◆ **EXERCISE DESCRIPTION**
Transcribe the material in full. Nothing should differ except that the pictures are left out.

◆ **INFORMATION SUPPLIED**

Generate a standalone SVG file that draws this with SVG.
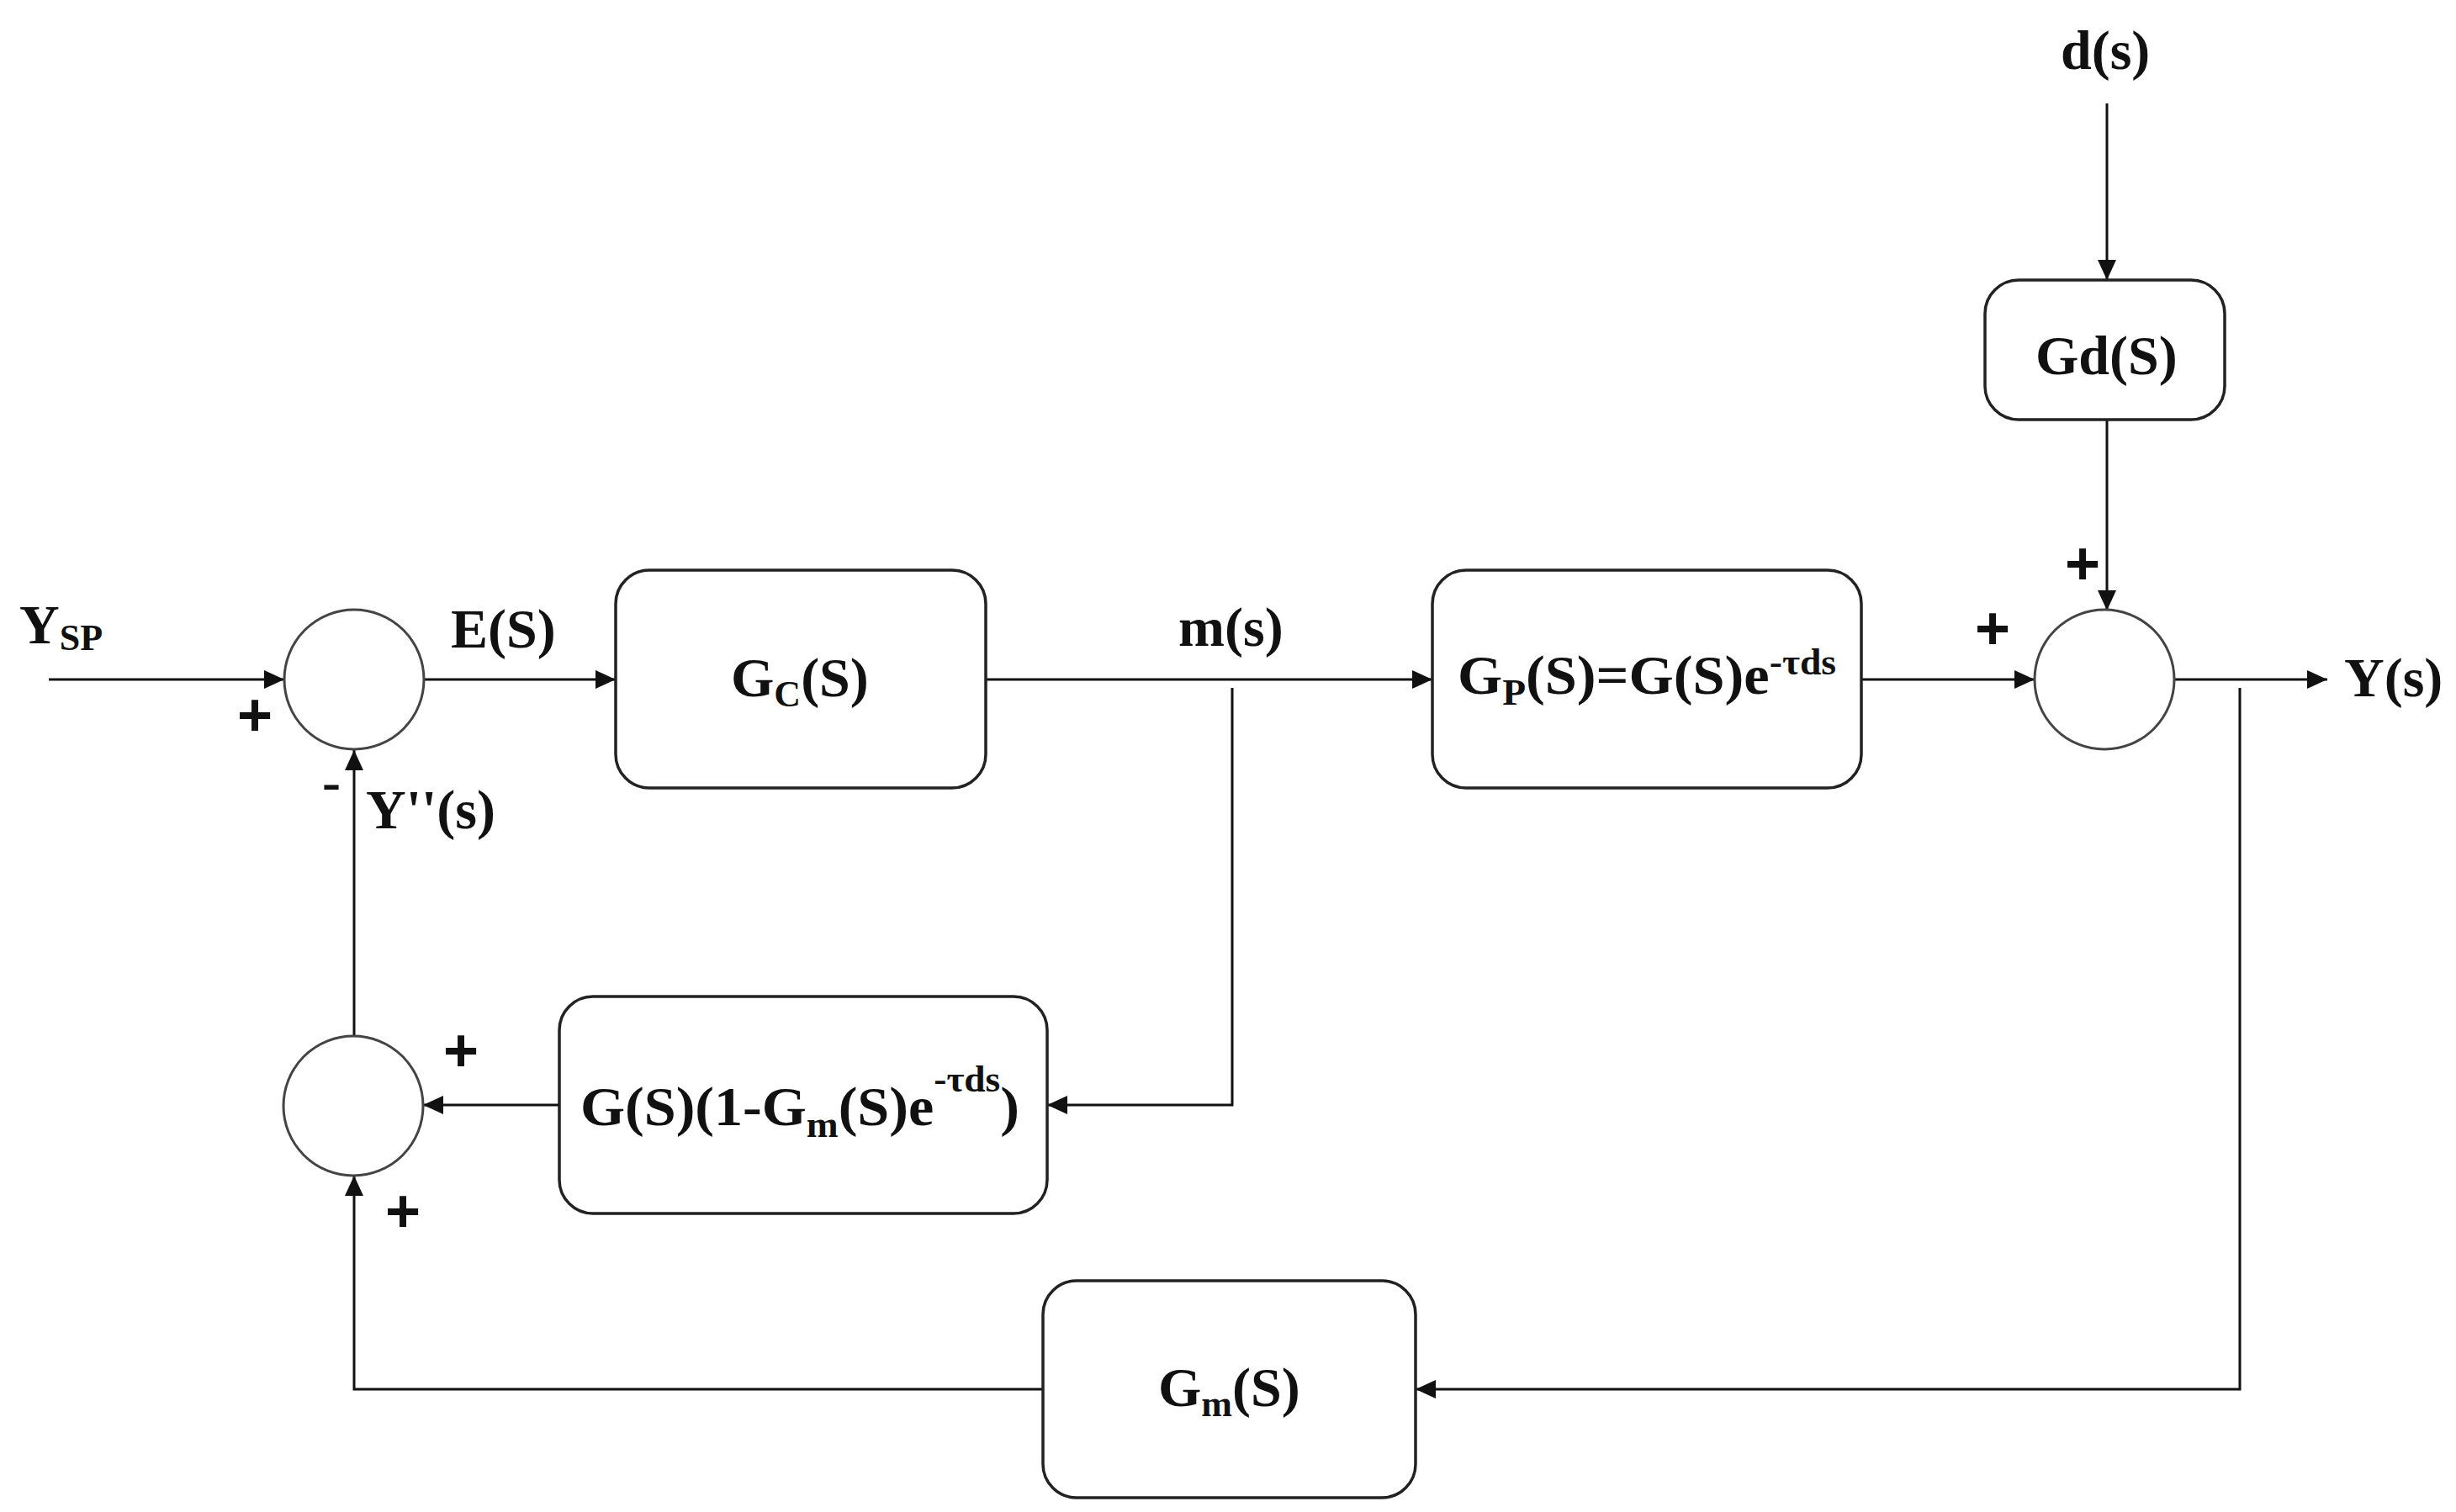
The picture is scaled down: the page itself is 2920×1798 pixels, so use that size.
<svg xmlns="http://www.w3.org/2000/svg" width="2920" height="1798" viewBox="0 0 2920 1798">
<defs>
<marker id="ah" markerUnits="userSpaceOnUse" markerWidth="24" markerHeight="22" refX="24" refY="11" orient="auto">
<path d="M0,0 L24,11 L0,22 z" fill="#111"/>
</marker>
<style>
.box{fill:#fff;stroke:#222;stroke-width:3.5}
.sum{fill:#fff;stroke:#444;stroke-width:3}
.ln{fill:none;stroke:#111;stroke-width:3;marker-end:url(#ah)}
.ln0{fill:none;stroke:#111;stroke-width:3}
.t{font-family:"Liberation Serif","Times New Roman",serif;font-weight:bold;font-size:66px;fill:#111}
.s{font-size:44px}
.sg{font-family:"Liberation Sans",Arial,sans-serif;font-weight:bold;font-size:72px;fill:#111;text-anchor:middle}
</style>
</defs>
<rect width="2920" height="1798" fill="#fff"/>

<g id="connectors">
<path class="ln" d="M58,808 H338"/>
<path class="ln" d="M504,808 H732"/>
<path class="ln" d="M1172,808 H1703"/>
<path class="ln" d="M1465,818 V1314 H1245"/>
<path class="ln" d="M2213,808 H2419"/>
<path class="ln" d="M2505,123 V333"/>
<path class="ln" d="M2505,499 V726"/>
<path class="ln" d="M2586,808 H2767"/>
<path class="ln" d="M2663,818 V1652 H1683"/>
<path class="ln" d="M1240,1652 H421 V1398"/>
<path class="ln" d="M665,1314 H503"/>
<path class="ln" d="M421,1232 V892"/>
</g>

<g id="sum1">
<circle class="sum" cx="421" cy="808" r="83"/>
</g>
<g id="sum2">
<circle class="sum" cx="2502" cy="808" r="83"/>
</g>
<g id="sum3">
<circle class="sum" cx="420" cy="1315" r="83"/>
</g>

<g id="gc">
<rect class="box" x="732" y="678" width="440" height="259" rx="40" ry="40"/>
<text class="t" x="869" y="828">G<tspan class="s" dy="12">C</tspan><tspan dy="-12">(S)</tspan></text>
</g>
<g id="gp">
<rect class="box" x="1703" y="678" width="510" height="259" rx="40" ry="40"/>
<text class="t" x="1733" y="825" textLength="450" lengthAdjust="spacingAndGlyphs">G<tspan class="s" dy="13">P</tspan><tspan dy="-13">(S)=G(S)e</tspan><tspan class="s" dy="-23">-τds</tspan></text>
</g>
<g id="gd">
<rect class="box" x="2360" y="333" width="285" height="166" rx="40" ry="40"/>
<text class="t" x="2420" y="445">Gd(S)</text>
</g>
<g id="gmodel">
<rect class="box" x="665" y="1185" width="580" height="258" rx="40" ry="40"/>
<text class="t" x="690" y="1338" textLength="522" lengthAdjust="spacingAndGlyphs">G(S)(1-G<tspan class="s" dy="14">m</tspan><tspan dy="-14">(S)e</tspan><tspan class="s" dy="-40">-τds</tspan><tspan dy="40">)</tspan></text>
</g>
<g id="gm">
<rect class="box" x="1240" y="1523" width="443" height="258" rx="40" ry="40"/>
<text class="t" x="1377" y="1672">G<tspan class="s" dy="12">m</tspan><tspan dy="-12">(S)</tspan></text>
</g>

<g id="labels">
<text class="t" x="23" y="765">Y<tspan class="s" dy="8">SP</tspan></text>
<text class="t" x="536" y="770">E(S)</text>
<text class="t" x="1401" y="768">m(s)</text>
<text class="t" x="2787" y="828">Y(s)</text>
<text class="t" x="2450" y="82">d(s)</text>
<text class="t" x="435" y="985">Y''(s)</text>
<text class="sg" x="303" y="875">+</text>
<text class="sg" x="2369" y="772">+</text>
<text class="sg" x="2476" y="695">+</text>
<text class="sg" x="548" y="1274">+</text>
<text class="sg" x="479" y="1465">+</text>
<text class="t" x="394" y="952" text-anchor="middle">-</text>
</g>
</svg>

◆ **SOLUTION**
Generate a standalone SVG file that draws this with SVG.
The picture is scaled down: the page itself is 2920×1798 pixels, so use that size.
<svg xmlns="http://www.w3.org/2000/svg" width="2920" height="1798" viewBox="0 0 2920 1798">
<defs>
<marker id="ah" markerUnits="userSpaceOnUse" markerWidth="24" markerHeight="22" refX="24" refY="11" orient="auto">
<path d="M0,0 L24,11 L0,22 z" fill="#111"/>
</marker>
<style>
.box{fill:#fff;stroke:#222;stroke-width:3.5}
.sum{fill:#fff;stroke:#444;stroke-width:3}
.ln{fill:none;stroke:#111;stroke-width:3;marker-end:url(#ah)}
.ln0{fill:none;stroke:#111;stroke-width:3}
.t{font-family:"Liberation Serif","Times New Roman",serif;font-weight:bold;font-size:66px;fill:#111}
.s{font-size:44px}
.sg{font-family:"Liberation Sans",Arial,sans-serif;font-weight:bold;font-size:72px;fill:#111;text-anchor:middle}
</style>
</defs>
<rect width="2920" height="1798" fill="#fff"/>

<g id="connectors">
<path class="ln" d="M58,808 H338"/>
<path class="ln" d="M504,808 H732"/>
<path class="ln" d="M1172,808 H1703"/>
<path class="ln" d="M1465,818 V1314 H1245"/>
<path class="ln" d="M2213,808 H2419"/>
<path class="ln" d="M2505,123 V333"/>
<path class="ln" d="M2505,499 V726"/>
<path class="ln" d="M2586,808 H2767"/>
<path class="ln" d="M2663,818 V1652 H1683"/>
<path class="ln" d="M1240,1652 H421 V1398"/>
<path class="ln" d="M665,1314 H503"/>
<path class="ln" d="M421,1232 V892"/>
</g>

<g id="sum1">
<circle class="sum" cx="421" cy="808" r="83"/>
</g>
<g id="sum2">
<circle class="sum" cx="2502" cy="808" r="83"/>
</g>
<g id="sum3">
<circle class="sum" cx="420" cy="1315" r="83"/>
</g>

<g id="gc">
<rect class="box" x="732" y="678" width="440" height="259" rx="40" ry="40"/>
<text class="t" x="869" y="828">G<tspan class="s" dy="12">C</tspan><tspan dy="-12">(S)</tspan></text>
</g>
<g id="gp">
<rect class="box" x="1703" y="678" width="510" height="259" rx="40" ry="40"/>
<text class="t" x="1733" y="825" textLength="450" lengthAdjust="spacingAndGlyphs">G<tspan class="s" dy="13">P</tspan><tspan dy="-13">(S)=G(S)e</tspan><tspan class="s" dy="-23">-τds</tspan></text>
</g>
<g id="gd">
<rect class="box" x="2360" y="333" width="285" height="166" rx="40" ry="40"/>
<text class="t" x="2420" y="445">Gd(S)</text>
</g>
<g id="gmodel">
<rect class="box" x="665" y="1185" width="580" height="258" rx="40" ry="40"/>
<text class="t" x="690" y="1338" textLength="522" lengthAdjust="spacingAndGlyphs">G(S)(1-G<tspan class="s" dy="14">m</tspan><tspan dy="-14">(S)e</tspan><tspan class="s" dy="-40">-τds</tspan><tspan dy="40">)</tspan></text>
</g>
<g id="gm">
<rect class="box" x="1240" y="1523" width="443" height="258" rx="40" ry="40"/>
<text class="t" x="1377" y="1672">G<tspan class="s" dy="12">m</tspan><tspan dy="-12">(S)</tspan></text>
</g>

<g id="labels">
<text class="t" x="23" y="765">Y<tspan class="s" dy="8">SP</tspan></text>
<text class="t" x="536" y="770">E(S)</text>
<text class="t" x="1401" y="768">m(s)</text>
<text class="t" x="2787" y="828">Y(s)</text>
<text class="t" x="2450" y="82">d(s)</text>
<text class="t" x="435" y="985">Y''(s)</text>
<text class="sg" x="303" y="875">+</text>
<text class="sg" x="2369" y="772">+</text>
<text class="sg" x="2476" y="695">+</text>
<text class="sg" x="548" y="1274">+</text>
<text class="sg" x="479" y="1465">+</text>
<text class="t" x="394" y="952" text-anchor="middle">-</text>
</g>
</svg>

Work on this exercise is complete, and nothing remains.